This post is about the difficult environments I sometimes have to work in. Those who want to read more about Viktoria Modesta may want to check out my earlier article instead. A member of the audience has also posted a video - you can see my hand and hair encroaching on the bottom left of the frame!
Shoreditch House may be an exquisitely designed private members club catering to the beautiful and the fashionable, but photographically it is a nightmare.
Being the headline act, Viktoria Modesta was on last that evening, hitting the stage around 11pm. Two hours earlier I had arrived to discover a lounge area already packed with people and cameras. Sometimes one has to be selfish, so I elbowed my way to the front and claimed the right edge of the sofa nearest the stage. Other photographers buzzed around me waiting for their chance to swoop in and steal my prime spot.

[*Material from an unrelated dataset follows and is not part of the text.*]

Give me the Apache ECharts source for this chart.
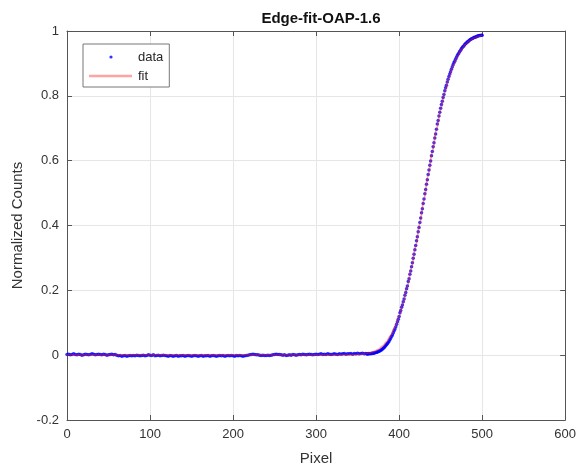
<!DOCTYPE html>
<html>
<head>
<meta charset="utf-8">
<title>Edge-fit-OAP-1.6</title>
<script src="https://cdn.jsdelivr.net/npm/echarts@6/dist/echarts.min.js"></script>
<style>
  html, body { margin: 0; padding: 0; background: #ffffff; }
  #chart { width: 579px; height: 471px; }
</style>
</head>
<body>
<div id="chart"></div>
<script>
// Measured edge profile: flat baseline sampled every 2 pixels from pixel 0
const baselineStart = 0;
const baselineStep = 2;
const baselineCounts = [
  0.002, 0.003, 0.001, 0.002, 0.004, 0.002, 0.001, 0.003, 0.002, 0.000,
  0.001, 0.003, 0.002, 0.001, 0.002, 0.004, 0.003, 0.001, 0.002, 0.003,
  0.002, 0.001, 0.003, 0.002, 0.000, 0.001, 0.002, 0.003, 0.001, 0.002,
  0.000, -0.002, -0.001, -0.003, -0.002, -0.001, -0.003, -0.002, -0.001, -0.002,
  -0.001, -0.002, 0.000, -0.001, -0.002, -0.001, 0.000, -0.002, -0.001, 0.001,
  0.000, -0.001, 0.001, -0.002, -0.001, 0.000, -0.002, -0.001, 0.000, -0.001,
  -0.002, -0.003, -0.001, -0.002, -0.003, -0.002, -0.001, -0.003, -0.002, -0.002,
  -0.001, -0.003, -0.002, -0.001, -0.002, -0.003, -0.002, -0.001, -0.002, -0.003,
  -0.002, -0.001, -0.003, -0.002, -0.002, -0.001, -0.003, -0.002, -0.001, -0.002,
  -0.003, -0.002, -0.001, -0.002, -0.001, -0.003, -0.002, -0.001, -0.002, -0.001,
  -0.002, -0.003, -0.001, -0.002, -0.001, -0.002, -0.003, -0.002, -0.001, 0.000,
  0.001, 0.002, 0.003, 0.002, 0.001, 0.001, 0.000, -0.001, 0.000, -0.001,
  -0.001, 0.000, -0.001, 0.000, 0.001, 0.002, 0.003, 0.002, 0.002, 0.001,
  0.000, 0.001, -0.001, 0.000, 0.001, 0.000, 0.002, 0.001, 0.000, 0.001,
  0.002, 0.001, 0.003, 0.002, 0.001, 0.002, 0.003, 0.002, 0.001, 0.002,
  0.003, 0.002, 0.003, 0.004, 0.002, 0.003, 0.002, 0.004, 0.003, 0.002,
  0.003, 0.004, 0.003, 0.002, 0.004, 0.003, 0.004, 0.005, 0.003, 0.004,
  0.004, 0.005, 0.003, 0.005, 0.004, 0.006, 0.004, 0.005, 0.006, 0.004,
  0.005
];

// Rising edge sampled every pixel from pixel 361 to 500
const edgeStart = 361;
const edgeStep = 1;
const edgeCounts = [
  0.004, 0.003, 0.005, 0.004, 0.005, 0.004, 0.006, 0.005, 0.007, 0.006,
  0.008, 0.008, 0.009, 0.010, 0.011, 0.012, 0.014, 0.015, 0.017, 0.019,
  0.021, 0.024, 0.027, 0.030, 0.033, 0.036, 0.040, 0.044, 0.048, 0.053,
  0.058, 0.063, 0.069, 0.075, 0.081, 0.088, 0.095, 0.103, 0.111, 0.119,
  0.131, 0.138, 0.148, 0.155, 0.165, 0.173, 0.185, 0.193, 0.205, 0.213,
  0.227, 0.236, 0.250, 0.260, 0.273, 0.285, 0.299, 0.311, 0.325, 0.338,
  0.353, 0.365, 0.381, 0.394, 0.409, 0.423, 0.439, 0.452, 0.468, 0.482,
  0.498, 0.511, 0.527, 0.541, 0.557, 0.571, 0.586, 0.599, 0.615, 0.628,
  0.643, 0.655, 0.670, 0.682, 0.697, 0.713, 0.724, 0.738, 0.749, 0.762,
  0.773, 0.783, 0.795, 0.804, 0.816, 0.825, 0.833, 0.843, 0.851, 0.860,
  0.867, 0.874, 0.882, 0.889, 0.896, 0.902, 0.907, 0.913, 0.918, 0.924,
  0.928, 0.932, 0.937, 0.941, 0.945, 0.948, 0.952, 0.954, 0.958, 0.961,
  0.963, 0.966, 0.967, 0.970, 0.972, 0.974, 0.975, 0.977, 0.978, 0.980,
  0.981, 0.981, 0.983, 0.983, 0.985, 0.985, 0.986, 0.986, 0.987, 0.987
];

// Fitted edge-spread curve
const fitPixel = [
  0, 320, 330, 340, 345, 350, 355, 360, 365, 370, 375, 380, 385, 390, 395,
  400, 405, 410, 415, 420, 425, 430, 435, 440, 445, 450, 455, 460, 465, 470,
  475, 480, 485, 490, 495, 500
];
const fitCounts = [
  0.001, 0.001, 0.0012, 0.0013, 0.0016, 0.0021, 0.0031, 0.0047, 0.0073, 0.0116,
  0.0181, 0.0278, 0.0419, 0.0613, 0.0873, 0.1208, 0.1627, 0.2130, 0.2713, 0.3367,
  0.4075, 0.4811, 0.5554, 0.6278, 0.6953, 0.7567, 0.8103, 0.8555, 0.8923, 0.9212,
  0.9430, 0.9591, 0.9704, 0.9781, 0.9832, 0.9864
];

const xTicks = { min: 0, max: 600, interval: 100 };
const yTicks = { min: -0.2, max: 1, interval: 0.2 };

const dataPoints = [];
baselineCounts.forEach((v, i) => dataPoints.push([baselineStart + i * baselineStep, v]));
edgeCounts.forEach((v, i) => dataPoints.push([edgeStart + i * edgeStep, v]));
const fitPoints = fitPixel.map((p, i) => [p, fitCounts[i]]);

const FONT = '"Liberation Sans", Arial, Helvetica, sans-serif';
const AXIS_COLOR = '#555555';
const TEXT_COLOR = '#333333';
const GRID_COLOR = '#e6e6e6';
const FIT_COLOR = 'rgba(255, 30, 30, 0.42)';

function frameAxis(position, ticks, withLabels) {
  return {
    type: 'value',
    position: position,
    min: ticks.min,
    max: ticks.max,
    interval: ticks.interval,
    axisLine: { show: true, onZero: false, lineStyle: { color: AXIS_COLOR, width: 1 } },
    axisTick: { show: true, inside: true, length: 5, lineStyle: { color: AXIS_COLOR } },
    axisLabel: withLabels
      ? { show: true, color: TEXT_COLOR, fontSize: 13, fontFamily: FONT, margin: 8 }
      : { show: false },
    splitLine: withLabels
      ? { show: true, lineStyle: { color: GRID_COLOR, width: 1 } }
      : { show: false }
  };
}

const xBottom = Object.assign(frameAxis('bottom', xTicks, true), {
  name: 'Pixel',
  nameLocation: 'middle',
  nameGap: 31,
  nameTextStyle: { color: TEXT_COLOR, fontSize: 15, fontFamily: FONT }
});
const xTop = frameAxis('top', xTicks, false);
const yLeft = Object.assign(frameAxis('left', yTicks, true), {
  name: 'Normalized Counts',
  nameLocation: 'middle',
  nameGap: 37,
  nameTextStyle: { color: TEXT_COLOR, fontSize: 15, fontFamily: FONT }
});
const yRight = frameAxis('right', yTicks, false);

const chart = echarts.init(document.getElementById('chart'), null, { renderer: 'canvas' });
chart.setOption({
  animation: false,
  backgroundColor: '#ffffff',
  title: {
    text: 'Edge-fit-OAP-1.6',
    left: 316,
    top: 6,
    textAlign: 'center',
    textStyle: { fontSize: 15, fontWeight: 'bold', color: '#111111', fontFamily: FONT }
  },
  grid: { left: 67, right: 13, top: 31, bottom: 49, containLabel: false },
  legend: {
    orient: 'vertical',
    left: 83,
    top: 44,
    padding: [6, 6, 4, 5],
    itemWidth: 45,
    itemHeight: 14,
    itemGap: 5,
    backgroundColor: '#ffffff',
    borderColor: '#777777',
    borderWidth: 1,
    borderRadius: 0,
    textStyle: { color: '#262626', fontSize: 13, fontFamily: FONT },
    data: [
      { name: 'data', icon: 'path://M0,0M45,14M21.4,7a1.6,1.6 0 1 0 3.2,0a1.6,1.6 0 1 0 -3.2,0z' },
      { name: 'fit', icon: 'path://M0,0M45,14M1,5.7h43v2.6h-43z', itemStyle: { color: '#ffa3a3' } }
    ]
  },
  xAxis: [xBottom, xTop],
  yAxis: [yLeft, yRight],
  series: [
    {
      name: 'data',
      type: 'scatter',
      xAxisIndex: 0,
      yAxisIndex: 0,
      symbol: 'circle',
      symbolSize: 3.5,
      itemStyle: { color: '#0000ff' },
      data: dataPoints,
      z: 2
    },
    {
      name: 'fit',
      type: 'line',
      xAxisIndex: 0,
      yAxisIndex: 0,
      showSymbol: false,
      symbol: 'none',
      smooth: 0.35,
      smoothMonotone: 'x',
      lineStyle: { color: FIT_COLOR, width: 1.8 },
      itemStyle: { color: FIT_COLOR },
      data: fitPoints,
      z: 3
    }
  ]
});
</script>
</body>
</html>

They never got the chance. For two whole hours I jealously guarded my position, ignoring those who tried to peer over my shoulders. I was thirsty, I wanted the toilet. But I had a job to do, I wasn't going to ruin my chances by acquiescing.
The stage was lit by two old fresnels from either side, like those seen on the sets of old Hollywood films. The illumination was so dim that the whole room was practically black to my camera. I had no option but to rely on flash. This introduced many tricky problems of its own. First, the flash was mounted on my camera - the resulting light would be harsh, relatively flat and the source of ugly shadows. Secondly the ceiling was very low and painted white - the light would wash everywhere.
Many people would probably give up at this point and write off the evening. But there were three things I could do. One, bounce the flash of the ceiling directly above my head. I experimented with different bounce angles and found straight-up to be the most flattering. I was effectively using the white ceiling as a gigantic bounce board. Secondly, I could exploit the way light naturally falls off with distance. By making sure I was close to my subject the flash unit would not need to throw so much light onto the background. Third, I could use a long lens and carefully aim my camera in a way that would isolate my subject and fill the background with brick wall. I had to avoid that ugly white ceiling at all cost.
Together these constraints narrowed down my options significantly. In fact, there was only one angle and one position I could shoot from. I just had to hope that Viktoria would stand in the right position and alternate either side of the microphone stand. Fortunately she did, and I managed to get some adequate photos of her performance. Not perfect, but they were the best I could do given the difficult circumstances.
I have thought a lot about what I could do to improve my chances in similar situations. The first is to take the flash off camera and properly light the scene with key, fill and back sources. This can be tricky in a public environment, but if the flash units are discrete enough it can work. One can even gel the lights to create additional contrast between foreground and background. Secondly I should use a proper long zoom lens, say 70-200mm. At the moment my longest lens is a 135mm prime.
So usually, given the resources, one can wrestle back a certain amount of control. However there can be no denying that some environments are fundamentally more difficult to shoot in, and all one can do is try their very best. Even then, it may not be enough.